Standing (Genkoku Tekikaku) for Residents (ACLA Article 9)
Residents living in the vicinity of the waste disposal facility must establish their "legal interest" to bring such a mandatory action suit.
- The Waste Management Act's overall purpose, stated in Article 1, includes "the preservation of the living environment and the improvement of public health."
- The permit criteria (WMA Article 15-2) and the grounds for issuing improvement/suspension orders or revoking permits (Articles 15-2-7, 15-3) are all designed to prevent environmental pollution and protect public health.
- Therefore, residents whose health or living environment faces a direct, substantial, and foreseeable threat from the facility's improper operation, dangerous condition, or the operator's unsuitability are generally found to have the necessary legal interest. This aligns with precedents like the Monju Reactor Case (Supreme Court, Third Petty Bench, Judgment of September 22, 1992, Minshu Vol. 46, No. 6, p. 571), where residents near a nuclear facility were granted standing based on safety concerns.
Scope of Assertable Grounds (Non-Applicability of ACLA Article 10, Paragraph 1 Limitation)
An important procedural point favors plaintiffs in mandatory action suits.
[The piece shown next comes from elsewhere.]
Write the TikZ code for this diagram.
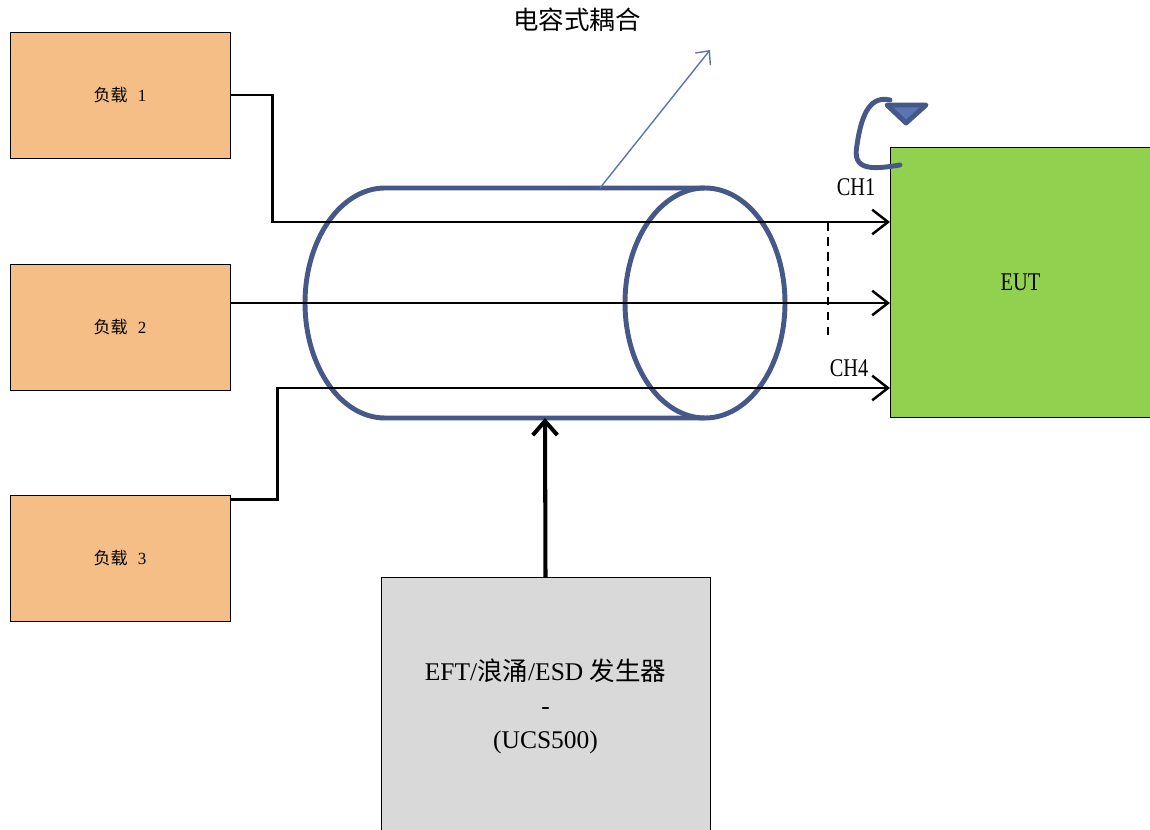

When third parties (like residents) file a revocation suit against a disposition issued to someone else (like the permit issued to Company A), ACLA Article 10, Paragraph 1 generally limits the grounds of illegality they can assert. They can typically only argue that the disposition is illegal because it violates legal provisions that are specifically intended to protect their own individual interests, not general public interests or interests that primarily concern the addressee of the disposition (e.g., the operator's financial burden).
However, this limitation in ACLA Article 10, Paragraph 1 does not apply to direct-type mandatory action suits. In seeking to compel the governor to take action against Company A, the resident plaintiffs can assert any ground that would render the governor's failure to act illegal. This means they can argue that the governor should act because:
- The facility is violating technical standards (directly impacting their environment).
- The operator has become legally disqualified due to a director's WMA conviction (even if this is primarily a matter of public trust and regulatory fitness, it makes continued operation under the permit unlawful, triggering the governor's duty to act for the public good which includes residents' safety).
- The operator lacks the financial capacity to manage the site properly (again, a public interest concern that also impacts residents if it leads to environmental neglect).
This broader scope of assertable grounds makes the mandatory action suit a powerful tool for third parties seeking enforcement of regulatory laws.
The Complexities of "Director Disqualification" Post-Resignation
A particularly thorny issue in the hypothetical scenario is whether Director Y's resignation after his conviction for a WMA violation (committed while he was a director of Company A) "cures" any disqualification for Company A.
- The WMA's disqualification clauses (Article 14, Paragraph 5, Item 2(a)) apply if an "officer" (yakuin – 役員, which includes directors) has been convicted.
- The residents would argue that the disqualifying event—the commission of the offense by a director leading to conviction—occurred while Y was in office, thus tainting the company's permit at that time. The purpose of these clauses is to ensure that entities holding permits for potentially hazardous facilities are operated by persons and under a corporate culture of high integrity and compliance. A subsequent resignation might be seen as an attempt to circumvent the regulatory intent. The focus is on the company's fitness as demonstrated by the conduct of its leadership during their tenure.
- The company might argue that the disqualification attached to Y personally, and his resignation removes the taint from the company.
Courts would need to interpret the WMA's provisions in light of their purpose: to prevent entities associated with serious legal violations from continuing to operate facilities that pose risks to the public and the environment.
Conclusion
Residents living near industrial waste disposal facilities in Japan who are concerned about environmental contamination or improper management are not without legal recourse if they believe regulatory authorities are failing to act. The direct-type mandatory action suit under the ACLA provides a significant, albeit demanding, tool to compel prefectural governors to enforce the Waste Management Act by issuing necessary improvement orders, business suspension orders, or even permit revocations. Success in such litigation hinges on clearly demonstrating the existence of statutory grounds for administrative intervention (such as facility defects or operator disqualification), the grave harm posed by continued regulatory inaction, and the lack of other effective means of redress. Importantly, residents pursuing mandatory action can broadly argue any grounds that render the agency's failure to act illegal, leveraging the full scope of the WMA's protective provisions to safeguard their living environment and public health.